Circostanza quest'ultima che nel giudizio di merito non risulta essere rimasta accertata.
5. Il quinto motivo è inammissibile sotto un duplice profilo.
È inammissibile quanto alla censura di mancata compensazione delle spese, in quanto ormai da circa venti anni le Sezioni Unite, con sentenza n. 14989/2005, hanno precisato che: "In tema di spese processuali, la facoltà di disporne la compensazione tra le parti rientra nel potere discrezionale del giudice di merito, il quale non è tenuto a dare ragione con una espressa motivazione del mancato uso di tale sua facoltà, con la conseguenza che la pronuncia di condanna alle spese, anche se adottata senza prendere in esame l'eventualità di una compensazione, non può essere censurata in cassazione, neppure sotto il profilo della mancanza di motivazione".
Ed è inammissibile ex art. 360-bis c.p.c. là dove vorrebbe argomenta sul fatto che la terza chiamata aveva contestato la sua legittimazione. Invero, il principio di causalità giustifica la condanna a favore del terzo, essendo stato precisato che (Cass. n. 1123/2022): "Allorché il convenuto chiami in causa un terzo ai fini di garanzia impropria - e tale iniziativa non si riveli palesemente arbitraria - legittimamente il giudice di appello, in caso di soccombenza dell'attore, pone a carico di quest'ultimo anche le spese giudiziali sostenute dal terzo, ancorché nel secondo grado del giudizio la domanda di garanzia non sia stata riproposta, in quanto, da un lato, la partecipazione del terzo al giudizio di appello si giustifica sotto il profilo del litisconsorzio processuale, e, dall'altro, l'onere della rivalsa delle spese discende non dalla soccombenza - mancando un diretto rapporto sostanziale e processuale tra l'attore ed il terzo - bensì dalla responsabilità del primo di avere dato luogo, con una infondata pretesa, al giudizio nel quale legittimamente è rimasto coinvolto il terzo".

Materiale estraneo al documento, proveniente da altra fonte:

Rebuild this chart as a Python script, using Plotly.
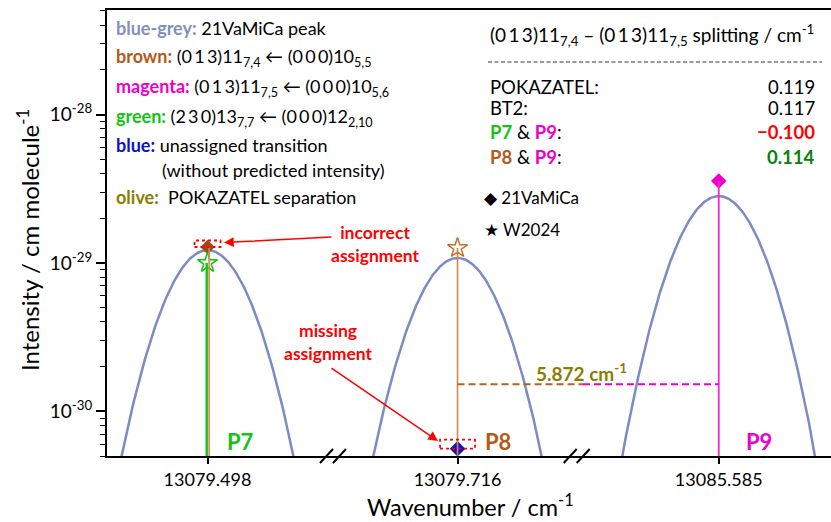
import numpy as np
import plotly.graph_objects as go

# ---------------- data ----------------
peak_labels = ["P7", "P8", "P9"]
peak_centers = [13079.498, 13079.716, 13085.585]          # cm-1
peak_heights = [1.22e-29, 1.08e-29, 2.82e-29]             # 21VaMiCa peak heights
peak_sigma = 0.0136                                        # Gaussian std, cm-1
tick_labels = ["13079.498", "13079.716", "13085.585"]

vamica_values = [1.28e-29, 5.6e-31, 3.56e-29]             # diamonds (21VaMiCa)
w2024_values = [1.0e-29, 1.26e-29]                        # stars (W2024) at P7, P8
separation_level = 1.52e-30
separation_label = "5.872 cm<sup>-1</sup>"

split_names = ["POKAZATEL:", "BT2:", "P7 & P9:", "P8 & P9:"]
split_values = ["0.119", "0.117", "\u22120.100", "0.114"]

y_ticks = [1e-30, 1e-29, 1e-28]
y_ticktext = ["10<sup>-30</sup>", "10<sup>-29</sup>", "10<sup>-28</sup>"]

# ---------------- styles / layout constants ----------------
C_CURVE = "#7B8CC4"
C_BROWN = "#B35A17"
C_BROWN_DK = "#9C4A14"
C_BROWN_LN = "#D4884E"
C_MAG = "#EE00CC"
C_GREEN = "#12C412"
C_BLUE = "#0A14C8"
C_OLIVE = "#8A7E00"
C_DKGREEN = "#0A800A"
C_RED = "#FF0000"
FONT = "Lato"

W, H = 831, 522
ML, MR, MT, MB = 107, 0, 10, 66
PW, PH = W - ML - MR, H - MT - MB
domains = [[0.0, 0.3122], [0.3122, 0.6492], [0.6492, 1.0]]
win_left = [0.0402, 0.0498, 0.0567]
win_right = [0.0502, 0.0478, 0.0449]
ranges = [[c - l, c + r] for c, l, r in zip(peak_centers, win_left, win_right)]
Y_RANGE = [np.log10(5.0e-31), np.log10(5.06e-28)]
Y_MIN = 10 ** Y_RANGE[0]


def px2paper(px, py):
    return (px - ML) / PW, (H - MB - py) / PH


def data_px(i, x):
    d0, d1 = domains[i]
    r0, r1 = ranges[i]
    return ML + PW * (d0 + (d1 - d0) * (x - r0) / (r1 - r0))


fig = go.Figure()
axes = ["x", "x2", "x3"]

# Gaussian 21VaMiCa peaks
for i, (c, a) in enumerate(zip(peak_centers, peak_heights)):
    xs = np.linspace(c - 0.065, c + 0.065, 401)
    ys = a * np.exp(-((xs - c) ** 2) / (2 * peak_sigma ** 2))
    fig.add_trace(go.Scatter(x=xs, y=ys, xaxis=axes[i], yaxis="y", mode="lines",
                             line=dict(color=C_CURVE, width=2.5), hoverinfo="skip"))

shapes = []
# sticks
shapes.append(dict(type="line", xref="x", yref="y", xsizemode="pixel", xanchor=peak_centers[0],
                   x0=1.6, x1=1.6, y0=Y_MIN, y1=vamica_values[0], line=dict(color=C_BROWN_LN, width=1.6)))
shapes.append(dict(type="line", xref="x", yref="y", xsizemode="pixel", xanchor=peak_centers[0],
                   x0=-0.8, x1=-0.8, y0=Y_MIN, y1=w2024_values[0], line=dict(color=C_GREEN, width=2.4)))
shapes.append(dict(type="line", xref="x2", yref="y", x0=peak_centers[1], x1=peak_centers[1],
                   y0=Y_MIN, y1=w2024_values[1], line=dict(color=C_BROWN_LN, width=1.6)))
shapes.append(dict(type="line", xref="x3", yref="y", x0=peak_centers[2], x1=peak_centers[2],
                   y0=Y_MIN, y1=vamica_values[2], line=dict(color="#F52AD2", width=1.8)))

# separation dashed lines
p8x = data_px(1, peak_centers[1])
p9x = data_px(2, peak_centers[2])
split_px = 583
shapes.append(dict(type="line", xref="paper", yref="y", x0=px2paper(p8x, 0)[0], x1=px2paper(split_px, 0)[0],
                   y0=separation_level, y1=separation_level, line=dict(color="#B8601E", width=2, dash="7px,4px")))
shapes.append(dict(type="line", xref="paper", yref="y", x0=px2paper(split_px, 0)[0], x1=px2paper(p9x, 0)[0],
                   y0=separation_level, y1=separation_level, line=dict(color=C_MAG, width=2, dash="7px,4px")))

# dotted red boxes
shapes.append(dict(type="rect", xref="x", yref="y", xsizemode="pixel", ysizemode="pixel",
                   xanchor=peak_centers[0], yanchor=vamica_values[0], x0=-13, x1=13, y0=-8, y1=6.5,
                   line=dict(color=C_RED, width=1.8, dash="dot")))
shapes.append(dict(type="rect", xref="x2", yref="y", xsizemode="pixel", ysizemode="pixel",
                   xanchor=peak_centers[1], yanchor=vamica_values[1], x0=-17.5, x1=17.5, y0=-11, y1=9,
                   line=dict(color=C_RED, width=1.8, dash="dot")))

# axis break marks
for bx in [333, 576.7]:
    for off in [-6.5, 6.5]:
        a0 = px2paper(bx + off - 6.5, 463)
        a1 = px2paper(bx + off + 6.5, 449)
        shapes.append(dict(type="line", xref="paper", yref="paper", x0=a0[0], y0=a0[1], x1=a1[0], y1=a1[1],
                           line=dict(color="black", width=2)))

# dashed separator in right block
s0 = px2paper(488, 62)
s1 = px2paper(822, 62)
shapes.append(dict(type="line", xref="paper", yref="paper", x0=s0[0], y0=s0[1], x1=s1[0], y1=s1[1],
                   line=dict(color="#333333", width=1, dash="4px,2.5px")))

# markers: 21VaMiCa diamonds
dcol = [C_BROWN_DK, C_BLUE, C_MAG]
dsize = [11, 12, 12]
for i in range(3):
    fig.add_trace(go.Scatter(x=[peak_centers[i]], y=[vamica_values[i]], xaxis=axes[i], yaxis="y",
                             mode="markers", marker=dict(symbol="diamond", size=dsize[i], color=dcol[i],
                                                         line=dict(width=0)), hoverinfo="skip"))
# W2024 stars
scol = [C_GREEN, "#C8702E"]
for i in range(2):
    fig.add_trace(go.Scatter(x=[peak_centers[i]], y=[w2024_values[i]], xaxis=axes[i], yaxis="y",
                             mode="markers", marker=dict(symbol="star", size=15, color="white",
                                                         line=dict(width=1.5, color=scol[i])), hoverinfo="skip"))

ann = []


def txt(px, py, text, size=18, color="black", xanchor="left", **kw):
    x, y = px2paper(px, py)
    ann.append(dict(xref="paper", yref="paper", x=x, y=y, text=text, showarrow=False, xanchor=xanchor,
                    yanchor="middle", font=dict(family=FONT, size=size, color=color), **kw))


SP = "\u2009"
st = lambda a: SP.join(a)
# left legend block
LX = 114
txt(LX, 28, f"<b><span style='color:#8090C4'>blue-grey:</span></b> 21VaMiCa peak")
txt(LX, 58, f"<b><span style='color:{C_BROWN}'>brown:</span></b> ({st('013')})11<sub>7,4</sub> \u2190 ({st('000')})10<sub>5,5</sub>")
txt(LX, 87, f"<b><span style='color:{C_MAG}'>magenta:</span></b> ({st('013')})11<sub>7,5</sub> \u2190 ({st('000')})10<sub>5,6</sub>")
txt(LX, 117, f"<b><span style='color:{C_GREEN}'>green:</span></b> ({st('230')})13<sub>7,7</sub> \u2190 ({st('000')})12<sub>2,10</sub>")
txt(LX, 145, f"<b><span style='color:{C_BLUE}'>blue:</span></b> unassigned transition")
txt(160, 170, "(without predicted intensity)")
txt(LX, 197, f"<b><span style='color:{C_OLIVE}'>olive:</span></b>  POKAZATEL separation")

# right block
RX = 488
txt(RX, 35, f"({st('013')})11<sub>7,4</sub> \u2013 ({st('013')})11<sub>7,5</sub> splitting / cm<sup>-1</sup>", size=19)
row_y = [87, 108, 132, 157]
names_fmt = [split_names[0], split_names[1],
             f"<b><span style='color:{C_GREEN}'>P7</span></b> & <b><span style='color:{C_MAG}'>P9</span></b>:",
             f"<b><span style='color:{C_BROWN}'>P8</span></b> & <b><span style='color:{C_MAG}'>P9</span></b>:"]
vals_fmt = [split_values[0], split_values[1],
            f"<b><span style='color:{C_RED}'>{split_values[2]}</span></b>",
            f"<b><span style='color:{C_DKGREEN}'>{split_values[3]}</span></b>"]
for yy, nm, vv in zip(row_y, names_fmt, vals_fmt):
    txt(RX, yy, nm, size=18.5)
    txt(817, yy, vv, size=18.5, xanchor="right")
txt(482, 197, "\u25c6 21VaMiCa", size=17)
txt(482, 229, "\u2605 W2024", size=17)

# peak labels
txt(240, 441, f"<b>{peak_labels[0]}</b>", size=22, color=C_GREEN, xanchor="center")
txt(498, 441, f"<b>{peak_labels[1]}</b>", size=22, color=C_BROWN, xanchor="center")
txt(759, 441, f"<b>{peak_labels[2]}</b>", size=22, color=C_MAG, xanchor="center")
txt(581, 372, f"<b>{separation_label}</b>", size=19, color=C_OLIVE, xanchor="center")

# red notes
txt(375, 244, "<b>incorrect<br>assignment</b>", size=17.5, color=C_RED, xanchor="center")
txt(328, 342, "<b>missing<br>assignment</b>", size=17.5, color=C_RED, xanchor="center")


def arrow(hx, hy, tx, ty):
    x, y = px2paper(hx, hy)
    ann.append(dict(xref="paper", yref="paper", x=x, y=y, text="", showarrow=True, ax=tx - hx, ay=ty - hy,
                    arrowhead=2, arrowsize=1.3, arrowwidth=1.5, arrowcolor=C_RED, standoff=0))


arrow(224, 242.5, 333, 237)
arrow(438, 441, 330, 367)

# axis titles
tx, ty = px2paper(470, 505)
ann.append(dict(xref="paper", yref="paper", x=tx, y=ty, text="Wavenumber / cm<sup>-1</sup>", showarrow=False,
                xanchor="center", yanchor="middle", font=dict(family=FONT, size=23.5, color="black")))
tx, ty = px2paper(28, 240)
ann.append(dict(xref="paper", yref="paper", x=tx, y=ty, text="Intensity / cm molecule<sup>-1</sup>", showarrow=False,
                xanchor="center", yanchor="middle", textangle=-90, font=dict(family=FONT, size=24, color="black")))

layout = dict(
    width=W, height=H, margin=dict(l=ML, r=MR, t=MT, b=MB),
    plot_bgcolor="white", paper_bgcolor="white", showlegend=False,
    font=dict(family=FONT, color="black"),
    shapes=shapes, annotations=ann,
    yaxis=dict(type="log", range=Y_RANGE, anchor="x", showline=True, linecolor="black", linewidth=2,
               ticks="outside", ticklen=9, tickwidth=1.5, tickcolor="black",
               tickvals=y_ticks, ticktext=y_ticktext, tickfont=dict(family=FONT, size=19),
               showgrid=False, zeroline=False,
               minor=dict(ticks="outside", ticklen=5, tickwidth=1.2, tickcolor="black", dtick="D1", showgrid=False)),
)
for i, ax in enumerate(["xaxis", "xaxis2", "xaxis3"]):
    layout[ax] = dict(domain=domains[i], range=ranges[i], anchor="y", showline=True, linecolor="black",
                      linewidth=2, mirror=True, ticks="outside", ticklen=6, tickwidth=1.5, tickcolor="black",
                      tickvals=[peak_centers[i]], ticktext=[tick_labels[i]],
                      tickfont=dict(family=FONT, size=18), showgrid=False, zeroline=False)
fig.update_layout(**layout)
fig.write_html("out.html")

6. Al rigetto del ricorso consegue la condanna di parte ricorrente alla rifusione delle spese sostenute dalle parti resistenti, nonché la declaratoria della sussistenza dei presupposti processuali per il pagamento dell'importo, previsto per legge ed indicato in dispositivo, se dovuto (Cass. Sez. U. 20 febbraio 2020 n. 4315).
P.Q.M.
P.Q.M.
La Corte:
- rigetta il ricorso;
- condanna il ricorrente Pa.Ma. al pagamento delle spese del presente giudizio, spese che liquida, in favore della resistente Roma Capitale, in Euro 4.000 per compensi, oltre alle spese forfettarie nella misura del 15 per cento, agli esborsi liquidati in Euro 200 ed agli accessori di legge.
Ai sensi dell'art. 13 comma 1-quater del D.P.R. n. 115 del 2002, si deve dare atto della sussistenza dei presupposti processuali per il versamento, ad opera di parte ricorrente al competente ufficio di merito, dell'ulteriore importo a titolo di contributo unificato a norma del comma 1-bis del citato art. 13, se dovuto.
Così deciso in Roma, il 23 ottobre 2024, nella camera di consiglio della Terza Sezione Civile.
Depositato in Cancelleria il 18 dicembre 2024.